Arkadi Ghukasyan and Bako Sahakyan said at our next meeting that a subtlety was added to the idea: [Armenia’s First President] Levon Ter-Petrosyan and [Artsakh’s First and Armenia’s second President] Robert Kocharyan want to go to Moscow, have high-level meetings there, and our meeting will be organized after their return and will become a kind of information coordination, an event of more informed discussion of the situation.
I said that I was not against the idea, I would even provide the state plane, let them leave, have meetings, return. The retired presidents of Artsakh, however, raised another issue after my consent. They said that it was necessary for me to mediate with RF [Russian Federation] President Vladimir Putin so that he would receive L. Ter-Petrosyan and R. Kocharyan as special envoys.
I responded as follows: I am in constant contact with the President of Russia. There are days I talk to him on the phone five or six times. Now if he asks me, what do you have to say that you cannot tell me directly and you want to say it through special envoys, what should I answer?
The same question arose also in the case of [Russian] Foreign Minister Sergey Lavrov, when the retired presidents of Artsakh said that our Foreign Minister also mediate to Lavrov that he receive our special envoys. Our Foreign Minister is in constant contact with the RF Foreign Minister; their meeting is scheduled in Moscow. If Lavrov asks our Foreign Minister the same question, what should he answer?
I offered another option: To quickly arrange Ter-Petrosyan and Kocharyan’s ceremonial visit to Moscow as retired presidents, where they will be the guest of retired RF President Dmitry Medvedev, who is also the deputy chairman of the RF SC Security Council, and to try—within the framework of the visit—to arrange courteous meetings with the RF President, Foreign Minister, and other high-ranking officials.

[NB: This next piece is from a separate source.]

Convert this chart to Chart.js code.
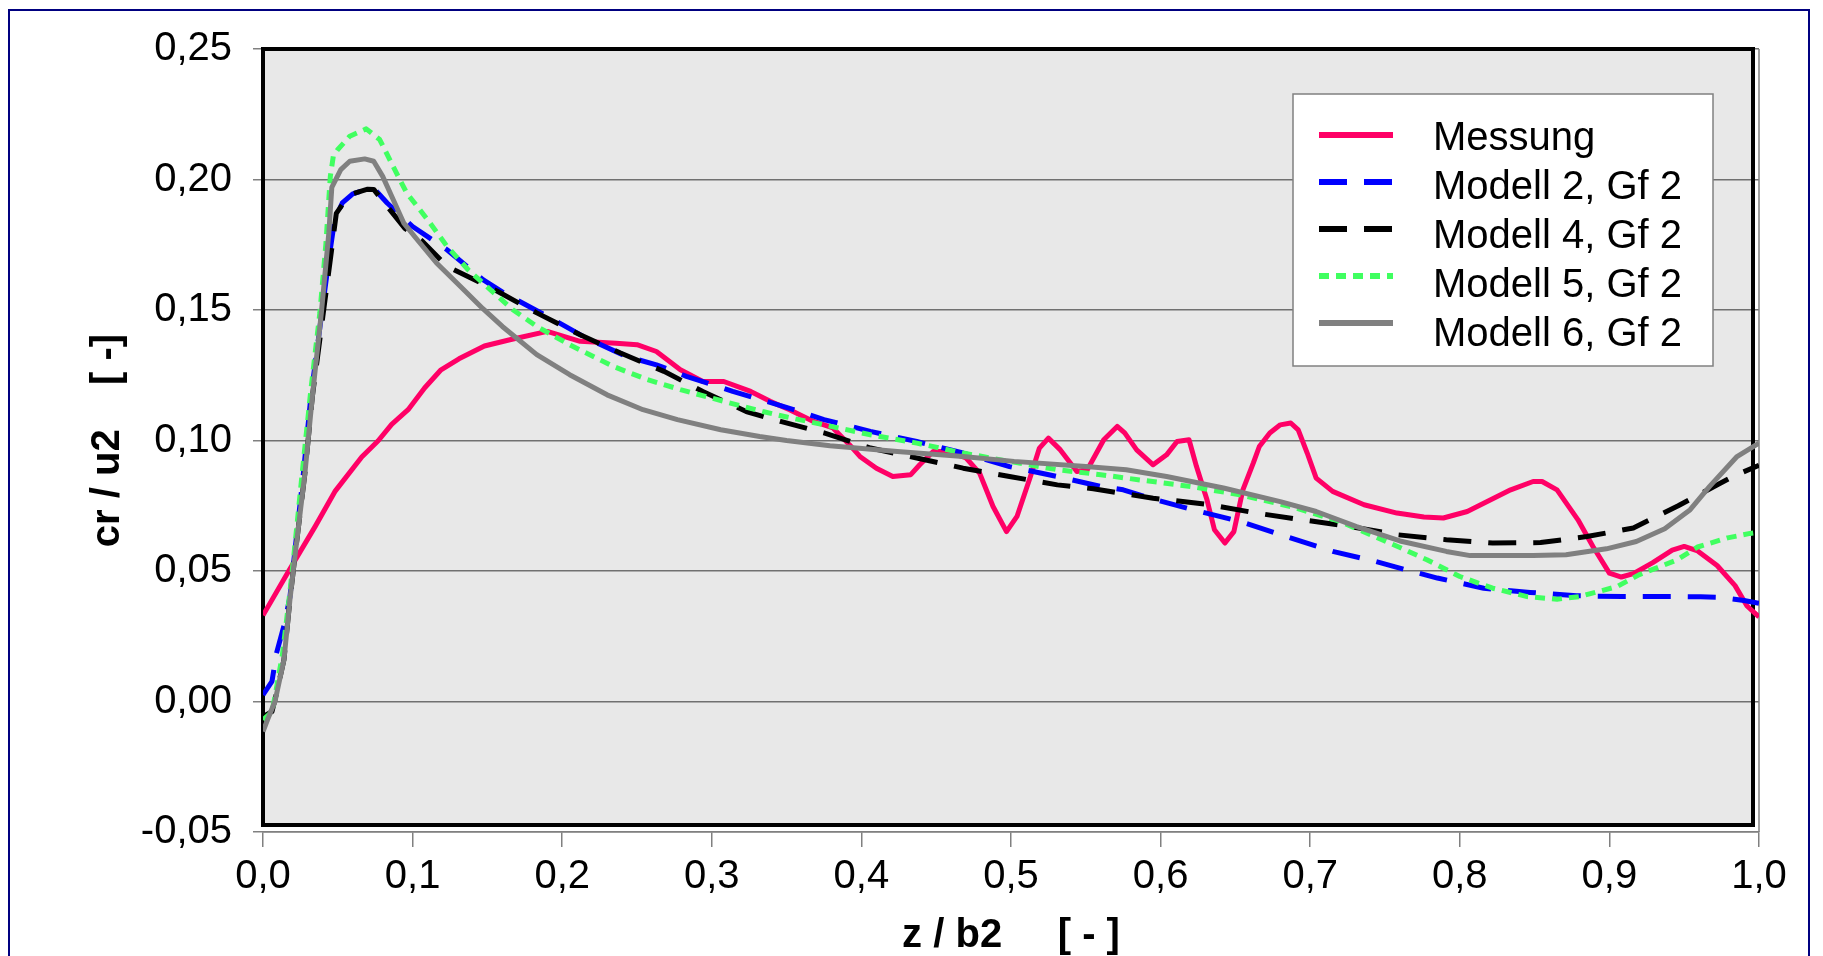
<!DOCTYPE html>
<html><head><meta charset="utf-8">
<script src="https://cdn.jsdelivr.net/npm/chart.js@4.4.0/dist/chart.umd.min.js"></script>
<style>html,body{margin:0;padding:0;background:#fff;overflow:hidden}canvas{display:block}</style>
</head><body>
<canvas id="c" width="1823" height="956"></canvas>
<script>
// ---- data (z / b2 on x, cr / u2 on y) ----
const seriesNames = ['Messung', 'Modell 2, Gf 2', 'Modell 4, Gf 2', 'Modell 5, Gf 2', 'Modell 6, Gf 2'];
const xTickLabels = ['0,0','0,1','0,2','0,3','0,4','0,5','0,6','0,7','0,8','0,9','1,0'];
const yTickLabels = ['-0,05','0,00','0,05','0,10','0,15','0,20','0,25'];

const zMess = [0.000,0.017,0.035,0.048,0.066,0.077,0.086,0.097,0.108,0.119,0.131,0.148,0.165,0.190,0.212,0.236,0.250,0.263,0.279,0.294,0.308,0.326,0.339,0.352,0.368,0.381,0.392,0.399,0.410,0.421,0.433,0.439,0.448,0.457,0.470,0.479,0.488,0.497,0.504,0.513,0.519,0.525,0.533,0.544,0.551,0.562,0.571,0.576,0.584,0.595,0.604,0.611,0.619,0.624,0.631,0.636,0.643,0.649,0.655,0.662,0.666,0.673,0.680,0.687,0.692,0.698,0.704,0.715,0.736,0.758,0.776,0.789,0.805,0.834,0.849,0.855,0.865,0.879,0.889,0.900,0.908,0.916,0.929,0.942,0.950,0.959,0.972,0.984,0.992,1.000];
const vMess = [0.0330,0.0498,0.0672,0.0804,0.0937,0.0999,0.1062,0.1118,0.1201,0.1271,0.1313,0.1362,0.1386,0.1418,0.1380,0.1373,0.1367,0.1341,0.1271,0.1226,0.1226,0.1188,0.1150,0.1118,0.1073,0.1048,0.0984,0.0939,0.0894,0.0862,0.0869,0.0907,0.0958,0.0958,0.0933,0.0875,0.0747,0.0651,0.0709,0.0862,0.0971,0.1009,0.0964,0.0881,0.0888,0.1003,0.1054,0.1029,0.0964,0.0907,0.0945,0.0996,0.1003,0.0900,0.0773,0.0658,0.0607,0.0651,0.0811,0.0914,0.0977,0.1029,0.1060,0.1067,0.1041,0.0952,0.0856,0.0805,0.0754,0.0722,0.0707,0.0703,0.0728,0.0811,0.0843,0.0843,0.0811,0.0696,0.0594,0.0492,0.0477,0.0490,0.0532,0.0580,0.0594,0.0577,0.0521,0.0444,0.0366,0.0324];

const zM2 = [0.000,0.006,0.009,0.014,0.018,0.021,0.027,0.032,0.039,0.044,0.048,0.053,0.060,0.070,0.075,0.083,0.100,0.123,0.147,0.161,0.190,0.216,0.243,0.263,0.283,0.314,0.346,0.375,0.406,0.437,0.468,0.499,0.531,0.560,0.575,0.593,0.622,0.653,0.684,0.715,0.744,0.767,0.785,0.816,0.847,0.878,0.909,0.943,0.961,0.974,0.990,1.000];
const vM2 = [0.0025,0.0077,0.0185,0.0290,0.0400,0.0560,0.0874,0.1169,0.1475,0.1693,0.1850,0.1910,0.1945,0.1963,0.1960,0.1910,0.1820,0.1731,0.1616,0.1565,0.1476,0.1393,0.1322,0.1290,0.1246,0.1188,0.1134,0.1080,0.1035,0.0996,0.0952,0.0900,0.0862,0.0824,0.0811,0.0779,0.0734,0.0690,0.0632,0.0575,0.0536,0.0500,0.0473,0.0434,0.0418,0.0405,0.0402,0.0402,0.0401,0.0399,0.0387,0.0376];

const zM4 = [0.000,0.006,0.008,0.014,0.018,0.021,0.028,0.033,0.040,0.045,0.049,0.055,0.060,0.070,0.074,0.083,0.095,0.106,0.123,0.148,0.157,0.183,0.212,0.239,0.268,0.294,0.323,0.346,0.375,0.406,0.437,0.468,0.499,0.531,0.555,0.595,0.633,0.664,0.695,0.727,0.758,0.791,0.822,0.854,0.885,0.916,0.946,0.970,0.984,1.000];
const vM4 = [-0.0058,-0.0039,0.0006,0.0160,0.0390,0.0540,0.0874,0.1169,0.1475,0.1693,0.1870,0.1920,0.1945,0.1963,0.1962,0.1897,0.1812,0.1766,0.1667,0.1597,0.1571,0.1489,0.1405,0.1335,0.1265,0.1188,0.1111,0.1073,0.1029,0.0971,0.0933,0.0894,0.0862,0.0830,0.0815,0.0779,0.0754,0.0722,0.0696,0.0670,0.0639,0.0620,0.0607,0.0609,0.0632,0.0665,0.0750,0.0824,0.0866,0.0905];

const zM5 = [0.000,0.006,0.008,0.013,0.018,0.021,0.027,0.032,0.038,0.042,0.045,0.047,0.050,0.058,0.069,0.078,0.087,0.096,0.110,0.123,0.137,0.157,0.167,0.183,0.205,0.234,0.257,0.279,0.308,0.334,0.350,0.375,0.406,0.437,0.468,0.499,0.531,0.560,0.586,0.620,0.653,0.687,0.720,0.753,0.760,0.778,0.800,0.822,0.845,0.865,0.880,0.905,0.920,0.945,0.959,0.979,0.994,1.000];
const vM5 = [-0.0070,-0.0040,0.0020,0.0180,0.0420,0.0580,0.0920,0.1194,0.1489,0.1750,0.2012,0.2089,0.2115,0.2166,0.2194,0.2153,0.2050,0.1949,0.1846,0.1744,0.1655,0.1552,0.1501,0.1437,0.1367,0.1284,0.1233,0.1195,0.1150,0.1111,0.1090,0.1060,0.1022,0.0990,0.0952,0.0920,0.0888,0.0869,0.0849,0.0824,0.0792,0.0747,0.0690,0.0607,0.0590,0.0543,0.0479,0.0434,0.0402,0.0392,0.0402,0.0440,0.0486,0.0542,0.0592,0.0627,0.0644,0.0648];

const zM6 = [0.000,0.003,0.008,0.014,0.018,0.021,0.028,0.033,0.039,0.044,0.046,0.052,0.058,0.068,0.074,0.080,0.087,0.094,0.103,0.116,0.132,0.147,0.160,0.183,0.205,0.230,0.254,0.277,0.306,0.332,0.350,0.379,0.424,0.468,0.502,0.550,0.577,0.604,0.642,0.680,0.704,0.731,0.760,0.791,0.807,0.849,0.871,0.898,0.918,0.937,0.954,0.967,0.985,1.000];
const vM6 = [-0.0115,-0.0070,0.0000,0.0160,0.0390,0.0540,0.0874,0.1169,0.1489,0.1795,0.1970,0.2038,0.2070,0.2079,0.2070,0.2012,0.1923,0.1834,0.1770,0.1680,0.1590,0.1505,0.1437,0.1329,0.1252,0.1175,0.1118,0.1080,0.1041,0.1015,0.1000,0.0980,0.0958,0.0939,0.0920,0.0900,0.0888,0.0862,0.0818,0.0766,0.0728,0.0670,0.0615,0.0575,0.0559,0.0559,0.0562,0.0585,0.0613,0.0662,0.0735,0.0824,0.0937,0.0990];

// ---- helpers ----
const FONT = '"Liberation Sans", Arial, Helvetica, sans-serif';
function pts(z, v) { return z.map((x, i) => ({x: x, y: v[i]})); }
function fmt(val, d) { if (Math.abs(val) < 1e-9) val = 0; return Number(val).toFixed(d).replace('.', ','); }

const styles = [
  {color: '#FF0066', dash: [], width: 5},
  {color: '#0000FF', dash: [28, 17], width: 5},
  {color: '#000000', dash: [28, 17], width: 5},
  {color: '#40FF60', dash: [10, 7], width: 5},
  {color: '#808080', dash: [], width: 5}
];
const seriesData = [pts(zMess, vMess), pts(zM2, vM2), pts(zM4, vM4), pts(zM5, vM5), pts(zM6, vM6)];

const datasets = seriesNames.map((name, i) => ({
  label: name,
  data: seriesData[i],
  borderColor: styles[i].color,
  backgroundColor: styles[i].color,
  borderDash: styles[i].dash,
  borderWidth: styles[i].width,
  borderCapStyle: 'butt',
  borderJoinStyle: 'round',
  pointRadius: 0,
  tension: 0,
  fill: false,
  order: seriesNames.length - i
}));

const framePlugin = {
  id: 'excelFrame',
  beforeDraw(chart) {
    const {ctx, chartArea: a} = chart;
    ctx.save();
    ctx.fillStyle = '#ffffff';
    ctx.fillRect(0, 0, chart.width, chart.height);
    ctx.strokeStyle = '#000080';
    ctx.lineWidth = 2;
    ctx.strokeRect(9, 10, 1800, 990);
    ctx.fillStyle = '#E8E8E8';
    ctx.fillRect(a.left, a.top, a.right - 6 - a.left, a.bottom - 7 - a.top);
    ctx.restore();
  },
  beforeDatasetsDraw(chart) {
    const {ctx, chartArea: a} = chart;
    ctx.save();
    ctx.strokeStyle = '#808080';
    ctx.lineWidth = 1.5;
    ctx.beginPath();
    ctx.moveTo(a.right, a.top);
    ctx.lineTo(a.right, a.bottom);
    ctx.stroke();
    ctx.strokeStyle = '#000000';
    ctx.lineWidth = 4;
    ctx.strokeRect(a.left, a.top, a.right - 6 - a.left, a.bottom - 7 - a.top);
    ctx.restore();
  },
  afterDraw(chart) {
    const ctx = chart.ctx;
    const bx = 1293, by = 94, bw = 420, bh = 272;
    ctx.save();
    ctx.fillStyle = '#ffffff';
    ctx.fillRect(bx, by, bw, bh);
    ctx.strokeStyle = '#808080';
    ctx.lineWidth = 1.5;
    ctx.strokeRect(bx, by, bw, bh);
    chart.data.datasets.forEach((ds, i) => {
      const ly = 135 + i * 47;
      const ty = 150 + i * 49;
      ctx.beginPath();
      ctx.setLineDash(ds.borderDash || []);
      ctx.lineCap = 'butt';
      ctx.strokeStyle = ds.borderColor;
      ctx.lineWidth = 6;
      ctx.moveTo(1319, ly);
      ctx.lineTo(1393, ly);
      ctx.stroke();
      ctx.setLineDash([]);
      ctx.fillStyle = '#000000';
      ctx.font = '40px ' + FONT;
      ctx.textBaseline = 'alphabetic';
      ctx.textAlign = 'left';
      ctx.fillText(ds.label, 1433, ty);
    });
    ctx.restore();
  }
};

Chart.defaults.font.family = FONT;
new Chart(document.getElementById('c'), {
  type: 'line',
  data: {datasets: datasets},
  options: {
    responsive: false,
    devicePixelRatio: 1,
    animation: false,
    layout: {padding: {top: 49, right: 64, left: 0, bottom: 0}},
    plugins: {legend: {display: false}, tooltip: {enabled: false}},
    scales: {
      x: {
        type: 'linear', min: 0, max: 1,
        afterFit(s) { s.height = 124; },
        ticks: {stepSize: 0.1, padding: 6, color: '#000', font: {size: 40},
                maxRotation: 0, autoSkip: false,
                callback: (v) => xTickLabels[Math.round(v * 10)] ?? fmt(v, 1)},
        grid: {drawOnChartArea: false, drawTicks: true, tickLength: 15, tickColor: '#808080', lineWidth: 1.5},
        border: {display: true, color: '#808080', width: 1.5},
        title: {display: true, text: 'z / b2     [ - ]', color: '#000',
                font: {size: 40, weight: 'bold', lineHeight: 1}, padding: {top: 0, bottom: 0}}
      },
      y: {
        type: 'linear', min: -0.05, max: 0.25,
        afterFit(s) { s.width = 263; },
        ticks: {stepSize: 0.05, padding: 21, color: '#000', font: {size: 40},
                callback: (v) => yTickLabels[Math.round((v + 0.05) / 0.05)] ?? fmt(v, 2)},
        grid: {color: '#707070', lineWidth: 1.5, drawTicks: true, tickLength: 10, tickColor: '#808080'},
        border: {display: false},
        title: {display: true, text: 'cr / u2    [ -]', color: '#000',
                font: {size: 40, weight: 'bold', lineHeight: 1}, padding: {top: 88, bottom: 0}}
      }
    }
  },
  plugins: [framePlugin]
});
</script>
</body></html>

Arkadi Ghukasyan and Bako Sahakyan left, promising to discuss this option with Ter-Petrosyan and Kocharyan. It turned out that the option I suggested is not very interesting for the latter. Bako Sahakyan, unexpected for me, announced to me that Ter-Petrosyan and Kocharyan have an agreement to meet with Sergey Lavrov.
In that case, what do they want from me? If they have an arrangement, let them go to Moscow, meet. It turned out that the issue is R. Kocharyan's passport, which is in court. I said let them submit a petition to the court, I will ask that the prosecution does not to object to the return of the passport. That's what happened; the court returned Kocharyan's passport, but Ter-Petrosyan and Kocharyan did not head for Moscow," Pashinyan added.